Por Rodrigo Casarin
A notícia: a Secretaria de Educação de Rondônia preparou um documento apontando mais de 40 livros que deveriam ser retirados das bibliotecas de escolas púbicas da cidade porque seriam impróprias para os jovens. No índex, títulos como “Memórias Póstumas de Brás Cubas”, de Machado de Assis”, “Poemas Escolhidos”, de Ferreira Gullar, e “O Castelo”, de Franz Kafka. O governo estadual negou. Professores disseram que já tinham sim recolhido alguns volumes. A caça aos autores existiu.

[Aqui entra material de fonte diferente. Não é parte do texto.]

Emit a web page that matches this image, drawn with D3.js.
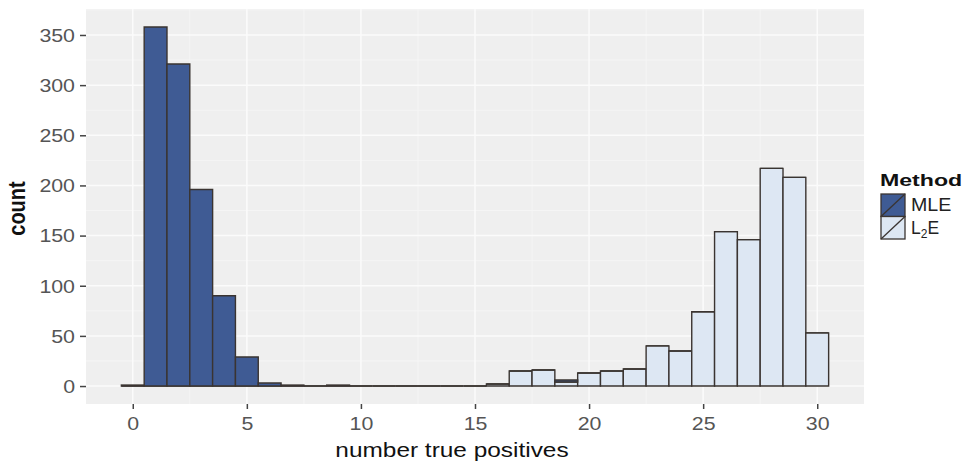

Deu-se o imbróglio e, aparentemente, os censores voltaram atrás. O governador de Rondônia é Marcos Rocha, do PSL, adorador de Bolsonaro.
Escrever o quê? Que a arte está sendo perseguida? Bato nessa tecla há três anos. Que a censura já encontrou seu caminho para vigorar no país? Também não é novidade por aqui. Que é um absurdo tudo isso que está acontecendo? E quem se importa, além de um milhão ou outro num país com mais de 200 milhões? É tanto descalabro para tudo que é lado que anda difícil ser minimamente original.
Mas fui dormir com a seguinte pergunta: o que leva alguém a se sentir à vontade para censurar até os clássicos? O que leva um governante a achar razoável dizer para os colegas: “Vamos banir uns livros aí? Um nome ou outro só. Mário de Andrade, Ferreira Gullar, Carlos Heitor Cony, Rubem Fonseca – este é bem perigoso, tem que dar fim em quase tudo que encontrar dele -, Euclides da Cunha… Tem também uns nomes estranhos, Kafta, Kafka, sei lá, Allan Poe… Vamos banir. Ah, e o Machado. Tira o Machado das estantes, parece que ele era comunista”. Daí o outro tosco retruca: “Pô, que boa ideia. Vamos fazer isso sim, talquei?”
Bem, andam se sentido confortável principalmente porque a imensa maioria das pessoas não está nem aí para nada que vá além do próprio umbigo. E o próprio umbigo é: “Isso vai mudar meu dia? Não? Então dane-se. E daí que não pode mais estudante ler livro de defunto autor? Nem sabia que morto escrevia”. No boteco da esquina, ninguém dá a menor bola para o que está acontecendo. Há inúmeras razões para isso, claro, mas a consequência está aí: o povo paralisado enquanto o Brasil toma um caminho assustador. E mesmo os que se importam, os que de alguma forma reagem, dificilmente levantam a bunda para tal: é resistência pela internet ou nada.
Dessa vez voltaram atrás. Na próxima – que virá –, talvez não voltem. Vamos tuitar que tudo é um grande absurdo, que o Brasil está perdido. Até que alguém proponha, e talvez emplaque, algo ainda mais estúpido.